Diese Verpackungen bestehen aus recht festem (dickwandigem) Polypropylen (PP). Polypropylen ist gut recycelbar, jedoch dürfen Produkte aus PP-Recyclat leider keinen Kontakt zu Lebensmitteln haben, so dass aus den alten Bechern von LINDNER keine neuen Becher für Lebensmittel hergestellt werden - nur ein Downcyling ist möglich.

 

 

LINDNER schreibt auf der Webseite (https://www.lindneresskultur.de/lindner/baumpfand/)

 

„Aber wie können wir diese qualitätssichernde Verpackung weiter benutzen und gleichzeitig einen Beitrag zum Klimaschutz leisten? Wir sind erleichtert, dass wir auf diese Herausforderung eine gute Antwort gefunden haben:


Das LINDNER Baumpfand!


Mit jedem zurückgegebenen Becher tragen Sie dreifach zum Klima- bzw. Umweltschutz bei: Sie lösen das Baumpfand aus für ein Aufforstungsprojekt. Alle Becher werden dem fachgerechten Recycling zugeführt. Und Sie setzen ein Zeichen, das Schule macht! 

Ihr gutes Beispiel inspiriert automatisch andere. Bäume sind wichtig für die Umwelt. Sie produzieren Sauerstoff, verhindern Erosion, binden CO2 und Wasser. 

Deshalb bedeutet LINDNER Baumpfand für uns einen markanten Schritt auf dem Weg zu mehr Nachhaltigkeit.“

Der Becher soll nach Gebrauch („bitte unbedingt gereinigt“) an der Frischetheke abgegeben werden. Die Becher werden mit neuem Deckel wiederverwendet dem fachgerechten Recycling zugeführt. 

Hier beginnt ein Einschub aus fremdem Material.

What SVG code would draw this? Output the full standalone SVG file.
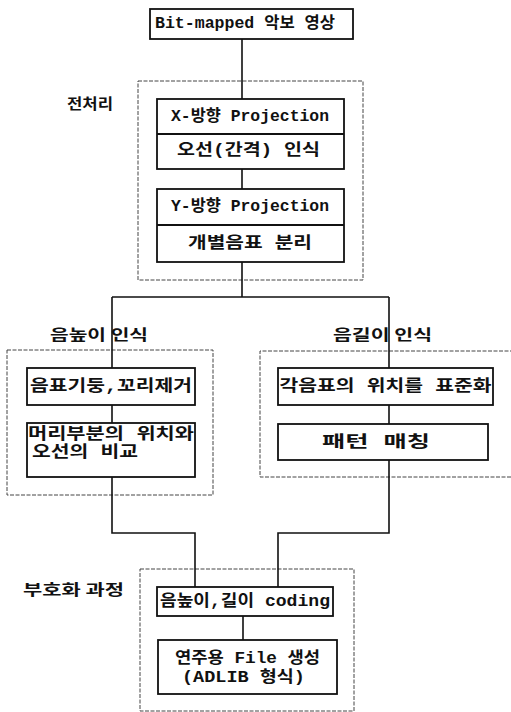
<svg xmlns="http://www.w3.org/2000/svg" width="511" height="712" viewBox="0 0 511 712">
<style>
.t{font-family:"Liberation Mono","Noto Sans CJK KR",monospace;font-weight:bold;font-size:16px;fill:#111;text-anchor:middle;dominant-baseline:central}
.l{font-family:"Noto Sans CJK KR",sans-serif;font-weight:bold;font-size:15px;fill:#111;dominant-baseline:central}
.b{fill:#fff;stroke:#111;stroke-width:1.8}
.d{fill:none;stroke:#444;stroke-width:1;stroke-dasharray:4 1.5}
.c{fill:none;stroke:#111;stroke-width:1.6}
</style>
<rect width="511" height="712" fill="#fff"/>
<g id="groups">
<rect class="d" x="138" y="81" width="225" height="199"/>
<rect class="d" x="7" y="350" width="206" height="145"/>
<path class="d" d="M514 351 H260 V477 H514"/>
<rect class="d" x="140" y="569" width="214" height="142"/>
</g>
<g id="connectors">
<path class="c" d="M242 39 V99 M242 169 V189 M242 262 V297 M112 297 H389 M112 297 V368 M112 405 V423 M112 477 V533 H195 V587 M389 297 V368 M389 405 V424 M389 460 V533 H278 V587 M243 616 V640"/>
</g>
<g id="n0"><rect class="b" x="150" y="9" width="203" height="30"/><text class="t" x="245" y="24" textLength="180" lengthAdjust="spacingAndGlyphs">Bit-mapped 악보 영상</text></g>
<g id="lbl1"><text class="l" x="67" y="102" textLength="46" lengthAdjust="spacingAndGlyphs">전처리</text></g>
<g id="n1"><rect class="b" x="157" y="99" width="187" height="70"/><line class="b" x1="157" y1="134" x2="344" y2="134"/>
<text class="t" x="250" y="116.5" textLength="158" lengthAdjust="spacingAndGlyphs">X-방향 Projection</text>
<text class="t" x="248.5" y="151" textLength="143" lengthAdjust="spacingAndGlyphs">오선(간격) 인식</text></g>
<g id="n2"><rect class="b" x="157" y="189" width="187" height="73"/><line class="b" x1="157" y1="225" x2="344" y2="225"/>
<text class="t" x="250" y="207" textLength="158" lengthAdjust="spacingAndGlyphs">Y-방향 Projection</text>
<text class="t" x="250" y="243.5" textLength="124" lengthAdjust="spacingAndGlyphs">개별음표 분리</text></g>
<g id="lbl2"><text class="l" x="50" y="333" font-size="16" textLength="98" lengthAdjust="spacingAndGlyphs">음높이 인식</text></g>
<g id="lbl3"><text class="l" x="333" y="333" font-size="16" textLength="99" lengthAdjust="spacingAndGlyphs">음길이 인식</text></g>
<g id="n3"><rect class="b" x="27" y="368" width="168" height="37"/><text class="t" x="111" y="386.5" textLength="162" lengthAdjust="spacingAndGlyphs">음표기둥,꼬리제거</text></g>
<g id="n4"><rect class="b" x="27" y="423" width="168" height="54"/>
<text class="t" x="111" y="435" textLength="166" lengthAdjust="spacingAndGlyphs">머리부분의 위치와</text>
<text class="t" x="85" y="453" textLength="106" lengthAdjust="spacingAndGlyphs">오선의 비교</text></g>
<g id="n5"><rect class="b" x="278" y="368" width="215" height="37"/><text class="t" x="385.5" y="387" textLength="212" lengthAdjust="spacingAndGlyphs">각음표의 위치를 표준화</text></g>
<g id="n6"><rect class="b" x="278" y="424" width="210" height="36"/><text class="t" x="376" y="443" textLength="108" lengthAdjust="spacingAndGlyphs">패턴  매칭</text></g>
<g id="lbl4"><text class="l" x="23" y="588" font-size="17" textLength="101" lengthAdjust="spacingAndGlyphs">부호화 과정</text></g>
<g id="n7"><rect class="b" x="157" y="587" width="176" height="29"/><text class="t" x="245" y="601.5" textLength="170" lengthAdjust="spacingAndGlyphs">음높이,길이 coding</text></g>
<g id="n8"><rect class="b" x="158" y="640" width="179" height="54"/>
<text class="t" x="247.5" y="659" textLength="145" lengthAdjust="spacingAndGlyphs">연주용 File 생성</text>
<text class="t" x="243.5" y="678" textLength="123" lengthAdjust="spacingAndGlyphs">(ADLIB 형식)</text></g>
</svg>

Pro Frischebecher werden 5 ct an den Klimaschutzpartner PLANT-MY-TREE ® gespendet. Diese Spendengelder flössen vollständig in den Kauf von Baumsetzlingen, mit denen PLANT-MY-TREE ® genau definierte Waldflächen bepflanze.

 

Dass nicht mir als ahnungslosem MANN sondern meiner Frau mit ihrem von der Natur vorgesehenen Frauenauspülfachverstand das Baumpfand (und das Prozedere, diese Becher eben nicht wegzuschmeißen, sondern ordentlich ausgespült zurückzubringen) erklärt werden musste, geschenkt!

 



Je mehr Plastikbecher desto Wald?


Bäume sind wichtig für die Umwelt, wer würde in diesem Punkt widersprechen? Die Frage der Speicherung vom Treibhausgas CO2 als fester Kohlenstoff im Holz von Bäumen ist im Zuge von Klimaveränderung und der Entwicklung nachhaltiger CO2-Zertifikate von großem Interesse. Insofern sind auch auf den ersten Blick paradoxe Aktionen vom Typus Baumpfand (je mehr Plastikbecher desto Wald…) zumindest ein Zeichen des Bewusstseinswandels.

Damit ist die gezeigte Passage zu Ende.